Post Author: Bill Pratt

In a previous post, we showed that God is not the direct cause of moral evil.  But if God is not the cause, then who is?

Christians answer that free creatures are the direct cause of moral evil.  How does this work?  God gave human beings the power of free will.  Free will is defined as self-determinism.  It is the ability to make choices that are not forced by an external state or condition.

Free will is a good power that God gave human beings.  Nobody marches against free will.  In fact, to argue against free will is to use free will!  Every one of us is happy that God has given us this power.  It was supposedly Socrates who said, “It is better to be a human being dissatisfied than a pig satisfied.”

But there was a price to be paid for giving finite creatures free will.  By giving us this power, God introduced the possibility that we would abuse or misuse this good power.  According to Christianity, that is exactly what happened.  When given the choice to love God or to reject God, humans rejected him.  This is known as theFall.  Ever since the Fall, humans have been actualizing moral evil upon themselves and one another.  Every person who searches his heart for even a moment realizes that they are tinged or stained with evil.  We think evil thoughts and we often act on those evil thoughts.

God is responsible for creating the possibility of evil, but free creatures are responsible for making it actual.

One final note.  Many people, when they hear this argument, blame God for giving humans free will.  They argue that he could have done better.  I’ve noticed, however, that the very people who blame God for allowing evil to exist refuse to relinquish their own free will in order to make the world a better place.  The truth is, almost every person would rather live in this world which contains both good and evil than live in a world where they aren’t free.  Until the critic of God agrees to be the first to give up his free will, his protests ring hollow.

  • Every article from you is a gem these days.

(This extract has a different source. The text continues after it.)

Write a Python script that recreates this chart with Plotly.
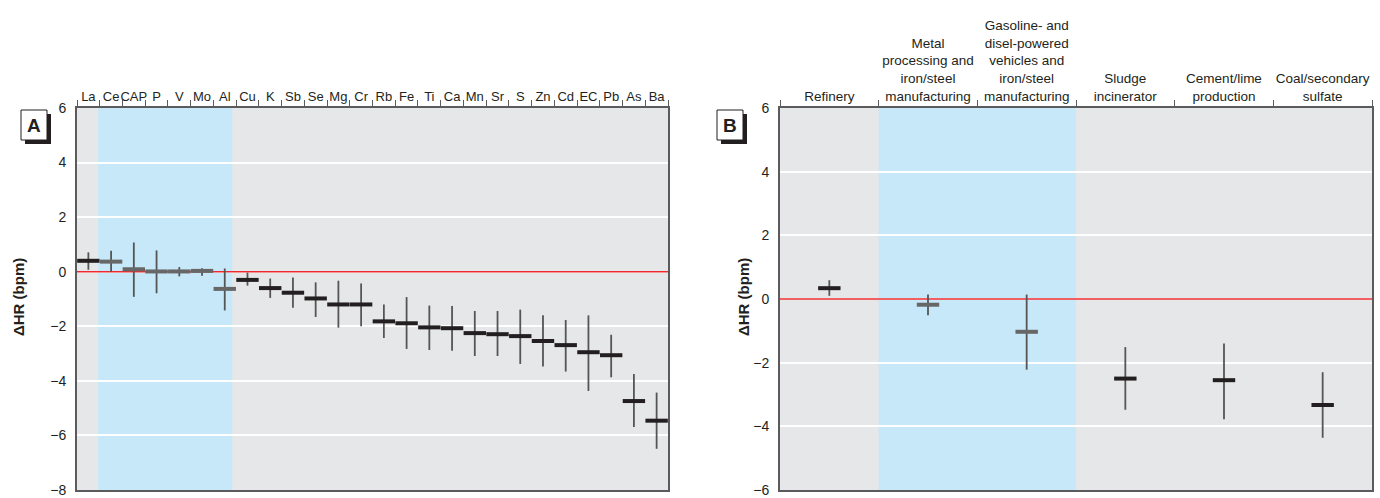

What is more, most of them relate to subjects everyone wants to (and needs to) know!!

    Johnson C. Philip, PhD (Physics)

  • Bill Pratt

    Thank you, Dr. Philip. You are a great encourager. You must be descended from Barnabas!

  • Rick

    I believe evil springs from the lack of moral purity, that exist between God and any created thing. God is absolute perfection to such a degree that anything created by Him cannot be.
    Even the holy angels are not like God. He is incomprehensible, even to the elect angels.
    They too were called “elect”. Had they not been chosen by God to remain faithful they too would have fallen, I believe. Their ability to remain faithful came from God.
    I believe, there exist by default a vacuum of moral purity in anything created by God. That is not to say that what God creates is not perfect.
    The holy angels are most definitely created perfect as was man and all God created in the beginning, (that is, according to man’s feeble understanding of what is perfect, because we truly cannot comprehend what is perfect, namely God).
    But, I think there existed an inherent possibility of a fall by mere reason of the lack of moral purity between the creation and a thrice holy Creator.
    And if there is a possibility of falling, then there is a lack of moral purity, because in God there exist no such possibility.
    God absolutely cannot sin, but man could, even at his creation, so could the angels. Therefore, by reason of that possibility, they lack the moral purity of the Creator and that lack of moral purity is sin.

  • Digheyseus

    Excellent articles on free will.